■ **Job**: Stop after the line that contains "marker_line_width=0, legendgroup=name))"; until then, restate each line of the entries word for word from the very first.

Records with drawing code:
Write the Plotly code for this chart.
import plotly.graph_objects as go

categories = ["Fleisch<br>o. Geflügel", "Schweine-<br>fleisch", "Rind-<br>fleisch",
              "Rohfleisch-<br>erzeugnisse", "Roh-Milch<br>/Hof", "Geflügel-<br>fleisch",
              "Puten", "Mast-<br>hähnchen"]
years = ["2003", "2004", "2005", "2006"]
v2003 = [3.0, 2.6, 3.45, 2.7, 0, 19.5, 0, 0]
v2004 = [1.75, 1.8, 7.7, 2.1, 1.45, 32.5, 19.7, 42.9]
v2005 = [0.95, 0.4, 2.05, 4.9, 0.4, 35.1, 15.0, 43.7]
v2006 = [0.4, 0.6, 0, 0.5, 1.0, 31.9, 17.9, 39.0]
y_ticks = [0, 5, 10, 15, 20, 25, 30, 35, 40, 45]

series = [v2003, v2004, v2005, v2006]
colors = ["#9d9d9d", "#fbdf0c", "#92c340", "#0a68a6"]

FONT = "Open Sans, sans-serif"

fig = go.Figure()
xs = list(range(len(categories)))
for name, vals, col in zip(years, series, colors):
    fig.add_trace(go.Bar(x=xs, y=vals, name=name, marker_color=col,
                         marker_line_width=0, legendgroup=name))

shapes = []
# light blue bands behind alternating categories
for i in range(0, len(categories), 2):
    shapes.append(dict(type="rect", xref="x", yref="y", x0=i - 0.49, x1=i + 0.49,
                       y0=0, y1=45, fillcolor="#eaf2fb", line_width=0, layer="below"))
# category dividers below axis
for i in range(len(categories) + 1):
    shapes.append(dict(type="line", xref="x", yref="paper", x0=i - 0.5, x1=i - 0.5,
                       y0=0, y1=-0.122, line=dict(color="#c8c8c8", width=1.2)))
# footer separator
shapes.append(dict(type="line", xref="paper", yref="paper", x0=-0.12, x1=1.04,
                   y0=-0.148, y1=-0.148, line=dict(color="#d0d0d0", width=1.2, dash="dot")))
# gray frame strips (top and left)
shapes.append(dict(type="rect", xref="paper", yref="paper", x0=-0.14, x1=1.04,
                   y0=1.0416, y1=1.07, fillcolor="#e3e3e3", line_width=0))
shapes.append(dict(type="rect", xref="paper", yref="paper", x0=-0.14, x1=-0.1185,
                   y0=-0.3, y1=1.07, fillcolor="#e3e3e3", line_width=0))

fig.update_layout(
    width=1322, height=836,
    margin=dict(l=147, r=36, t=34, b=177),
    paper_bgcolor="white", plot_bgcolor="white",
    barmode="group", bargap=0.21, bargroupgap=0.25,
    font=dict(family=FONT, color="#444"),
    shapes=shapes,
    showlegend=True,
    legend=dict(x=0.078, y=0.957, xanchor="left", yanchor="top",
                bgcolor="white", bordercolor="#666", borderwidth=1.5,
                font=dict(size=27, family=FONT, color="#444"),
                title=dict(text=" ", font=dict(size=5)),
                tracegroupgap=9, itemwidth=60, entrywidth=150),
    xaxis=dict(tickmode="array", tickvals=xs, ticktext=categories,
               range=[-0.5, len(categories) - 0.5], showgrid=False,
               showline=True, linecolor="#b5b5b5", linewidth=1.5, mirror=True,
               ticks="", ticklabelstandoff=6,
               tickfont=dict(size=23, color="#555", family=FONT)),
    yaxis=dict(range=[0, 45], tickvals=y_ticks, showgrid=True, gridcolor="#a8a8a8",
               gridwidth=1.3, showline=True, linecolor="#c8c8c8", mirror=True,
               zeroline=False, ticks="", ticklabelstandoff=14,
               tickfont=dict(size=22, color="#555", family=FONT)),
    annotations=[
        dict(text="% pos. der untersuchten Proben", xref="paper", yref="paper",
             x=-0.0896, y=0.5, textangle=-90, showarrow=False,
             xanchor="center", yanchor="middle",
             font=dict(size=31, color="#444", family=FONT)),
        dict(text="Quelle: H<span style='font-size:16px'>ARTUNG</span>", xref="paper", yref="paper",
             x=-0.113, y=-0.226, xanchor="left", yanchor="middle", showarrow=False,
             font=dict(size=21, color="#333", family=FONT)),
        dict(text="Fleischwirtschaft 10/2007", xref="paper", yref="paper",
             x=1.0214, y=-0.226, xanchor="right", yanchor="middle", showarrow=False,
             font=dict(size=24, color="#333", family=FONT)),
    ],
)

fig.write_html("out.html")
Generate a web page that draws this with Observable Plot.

■ **Output of the exercise**:
Write the Plotly code for this chart.
import plotly.graph_objects as go

categories = ["Fleisch<br>o. Geflügel", "Schweine-<br>fleisch", "Rind-<br>fleisch",
              "Rohfleisch-<br>erzeugnisse", "Roh-Milch<br>/Hof", "Geflügel-<br>fleisch",
              "Puten", "Mast-<br>hähnchen"]
years = ["2003", "2004", "2005", "2006"]
v2003 = [3.0, 2.6, 3.45, 2.7, 0, 19.5, 0, 0]
v2004 = [1.75, 1.8, 7.7, 2.1, 1.45, 32.5, 19.7, 42.9]
v2005 = [0.95, 0.4, 2.05, 4.9, 0.4, 35.1, 15.0, 43.7]
v2006 = [0.4, 0.6, 0, 0.5, 1.0, 31.9, 17.9, 39.0]
y_ticks = [0, 5, 10, 15, 20, 25, 30, 35, 40, 45]

series = [v2003, v2004, v2005, v2006]
colors = ["#9d9d9d", "#fbdf0c", "#92c340", "#0a68a6"]

FONT = "Open Sans, sans-serif"

fig = go.Figure()
xs = list(range(len(categories)))
for name, vals, col in zip(years, series, colors):
    fig.add_trace(go.Bar(x=xs, y=vals, name=name, marker_color=col,
                         marker_line_width=0, legendgroup=name))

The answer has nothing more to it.